Here's where the Gettysburg Address does service. Jerk around familiar phrases and you have a joke, or something that is recognizably meant to be a joke. The Address is swarming with old familiars, and all Dowd has to do is just... well, she does dreadful things: “The brave foursomes, living and dead, who struggled here in the sand, in the trees, in the water, have consecrated it, far above our poor power to add or subtract a few strokes to improve our score.”

I read the column and then, gingerly, hand tilted over eyes like a visor, skimmed it again. First time out I saw no point that somebody else hadn't made before, no bit of information that wasn't already known. But the second time I noticed this: “Now we are engaged in a great civil divide in Ferguson, which does not even have a golf course, and that’s why I had a 'logistical' issue with going there.” Are there really people who claim that Obama wouldn't go to Ferguson because he couldn't golf there? Some wingnuts, all right, but the people who decide what chatter in Washington is respectable and what isn't?

Any adult knows that Obama won't go to Ferguson because many whites get scared when they catch their black president acting like he sees things from the point of view of the loud, angry black people who make trouble about the police. Five years ago Obama made some truthful and ill-tempered remarks about how an officer had treated a black friend of his; the result was days of wasted time as everyone clamored about the rights and wrongs of the situation, until finally Obama's people had to stage a White House event where the officer and the friend could lay matters to rest. The president isn't going to put his face near the scene of a black-white racial standoff.

Too bad a black president has to play it that way, but those are the rules Obama decided to live by. He can be criticized for that choice or pitied or possibly respected, and the rules themselves certainly call for notice and some thorough discussion. Instead Dowd has her mingy little jape about Obama needing a golf course in Ferguson if he's going to show up. I don't think Dowd even believes the line; Obama would have to be a skunk to be that low. Dowd was just trying to be funny. But she lurches into remarks like that because she has the clumsiness of people who shouldn't make jokes.

Even the title is a dud. “Golf Address” doesn't sound like Gettysburg Address. The alliteration is nowhere near enough to make that link, not when “Gettysburg” has three times the syllables as “golf,” plus a set of s's and light vowels that tie it in with “address.” Whereas the hard plonk of “golf” lands next to “address” like the wallop of extra-heavy bird droppings. Anybody can hear this. It's not just that Dowd can't, as if she were missing out on some flick of a nuance that E.B. White or Dave Barry would have nailed. Anybody can hear it except Maureen Dowd, New York Times columnist. She's defective.
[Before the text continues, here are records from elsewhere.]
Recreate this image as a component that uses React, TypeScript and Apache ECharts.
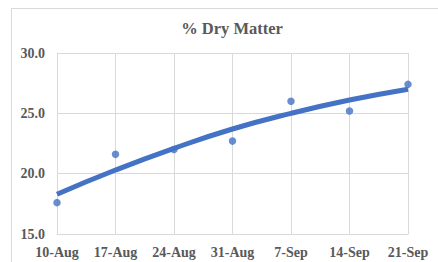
import React, { useEffect, useRef } from "react";
import * as echarts from "echarts";

const categories = ["10-Aug", "17-Aug", "24-Aug", "31-Aug", "7-Sep", "14-Sep", "21-Sep"];
const dryMatter = [17.6, 21.6, 22.0, 22.7, 26.0, 25.2, 27.4];
const trendValues = [18.3, 20.3, 22.1, 23.7, 25.0, 26.1, 27.0];
const titleText = "% Dry Matter";

export default function App() {
  const ref = useRef<HTMLDivElement>(null);
  useEffect(() => {
    if (!ref.current) return;
    const chart = echarts.init(ref.current, undefined, { renderer: "svg" });
    const font = "Liberation Serif";
    chart.setOption({
      animation: false,
      backgroundColor: "#ffffff",
      title: {
        text: titleText,
        left: 227,
        textAlign: "center",
        top: 15,
        textStyle: { fontFamily: font, fontWeight: "bold", fontSize: 16.5, color: "#595959" },
      },
      graphic: [
        {
          type: "rect",
          shape: { x: 11.5, y: 8.5, width: 500, height: 400 },
          style: { fill: "none", stroke: "#d9d9d9", lineWidth: 1 },
          silent: true,
          z: -1,
        },
      ],
      grid: { left: 57, right: 30, top: 53, bottom: 28 },
      xAxis: {
        type: "category",
        data: categories,
        boundaryGap: false,
        axisLine: { show: true, lineStyle: { color: "#d9d9d9", width: 1 } },
        axisTick: { show: false },
        axisLabel: { fontFamily: font, fontWeight: "bold", fontSize: 14, color: "#595959", margin: 11 },
        splitLine: { show: true, lineStyle: { color: "#d9d9d9", width: 1 } },
      },
      yAxis: {
        type: "value",
        min: 15,
        max: 30,
        interval: 5,
        axisLine: { show: false },
        axisTick: { show: false },
        axisLabel: {
          fontFamily: font,
          fontWeight: "bold",
          fontSize: 14,
          color: "#595959",
          margin: 12,
          formatter: (v: number) => v.toFixed(1),
        },
        splitLine: { show: true, lineStyle: { color: "#d9d9d9", width: 1 } },
      },
      series: [
        {
          type: "line",
          data: trendValues,
          smooth: true,
          showSymbol: false,
          lineStyle: { color: "#4472C4", width: 5 },
          z: 2,
        },
        {
          type: "scatter",
          data: dryMatter,
          symbol: "circle",
          symbolSize: 7.5,
          itemStyle: { color: "#4472C4" },
          z: 3,
        },
      ],
    });
    return () => chart.dispose();
  }, []);
  return (
    <div
      ref={ref}
      style={{ position: "absolute", left: 0, top: 0, width: 438, height: 262 }}
    />
  );
}
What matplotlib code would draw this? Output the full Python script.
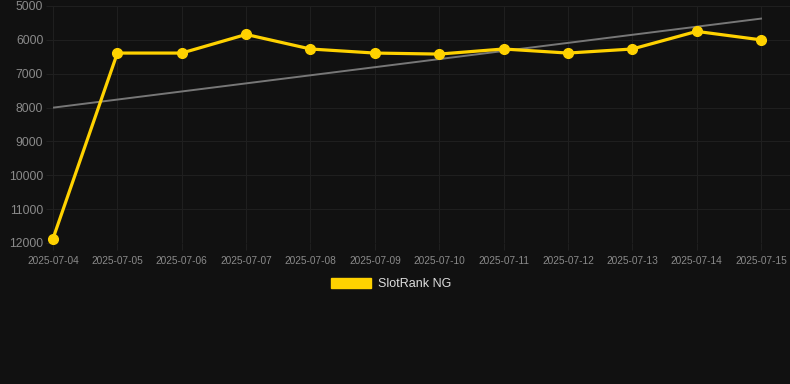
import numpy as np
import matplotlib.pyplot as plt
from matplotlib.patches import Patch

dates = ["2025-07-04", "2025-07-05", "2025-07-06", "2025-07-07", "2025-07-08", "2025-07-09",
         "2025-07-10", "2025-07-11", "2025-07-12", "2025-07-13", "2025-07-14", "2025-07-15"]
rank = [11870, 6390, 6390, 5840, 6270, 6390, 6420, 6270, 6390, 6270, 5750, 6000]
y_ticks = [5000, 6000, 7000, 8000, 9000, 10000, 11000, 12000]

plt.rcParams["font.family"] = ["Liberation Sans", "DejaVu Sans"]

bg = "#111111"
grid_col = "#1f1f1f"
yellow = "#ffd200"

fig = plt.figure(figsize=(7.9, 3.84), dpi=100, facecolor=bg)
ax = fig.add_axes([53 / 790, 1 - 243 / 384, 1 - 53 / 790, 237 / 384], facecolor=bg)

x = np.arange(len(dates))
ax.plot(x, rank, color=yellow, lw=2.3, marker="o", ms=7, zorder=3, clip_on=False)

# trend line (least squares)
k, b = np.polyfit(x, rank, 1)
ax.plot(x, k * x + b, color="#777777", lw=1.4, zorder=2)

ax.set_ylim(12000, 5000)
ax.set_xlim(0, 11.45)
ax.set_yticks(y_ticks)
ax.set_yticklabels([str(v) for v in y_ticks])
ax.set_xticks(x)
ax.set_xticklabels(dates)
ax.grid(True, color=grid_col, lw=0.8)
ax.set_axisbelow(True)
for s in ax.spines.values():
    s.set_visible(False)
ax.tick_params(axis="y", colors=grid_col, labelcolor="#8a8a8a", labelsize=8.7, length=5, width=0.8, pad=2)
ax.tick_params(axis="x", colors=grid_col, labelcolor="#8a8a8a", labelsize=7.3, length=5, width=0.8, pad=4)

fig.legend(handles=[Patch(facecolor=yellow, edgecolor=yellow, label="SlotRank NG")],
           loc="center", bbox_to_anchor=(391 / 790, 1 - 284 / 384), frameon=False,
           handlelength=3.2, handleheight=0.9, handletextpad=0.5,
           labelcolor="#dddddd", fontsize=9)

fig.savefig("out.png", dpi=100, facecolor=bg)
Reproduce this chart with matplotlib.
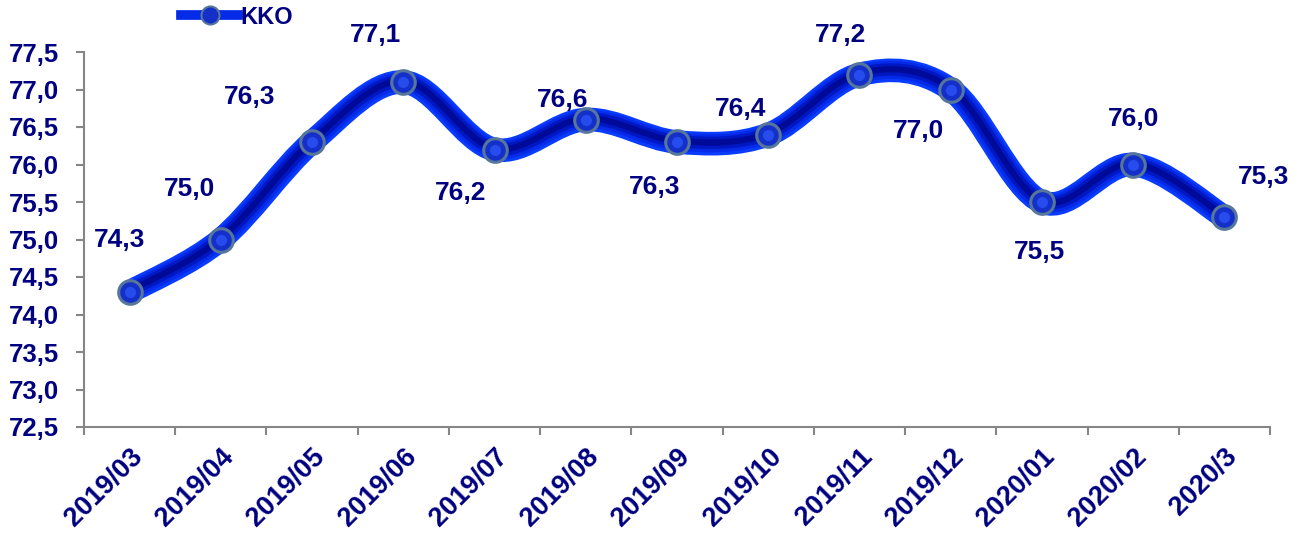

“The world will little note, nor long remember, what we shot here, or why I haven’t invited a bunch of tiresome congressmen to tee it up. I’m trying to relax, guys. So I’d much rather stay in the bunker with my usual bros.” The country's best-known newspaper published the above passage by its most popular columnist. Nobody in charge thought that its incompetence was a problem. There are many reasons for Americans to feel scared right now, and one of them may be that the President is too bleary to know when he's putting his foot wrong and being an ass. But another is this: We live in an age where Maureen Dowd is treated by people who count as if she matters.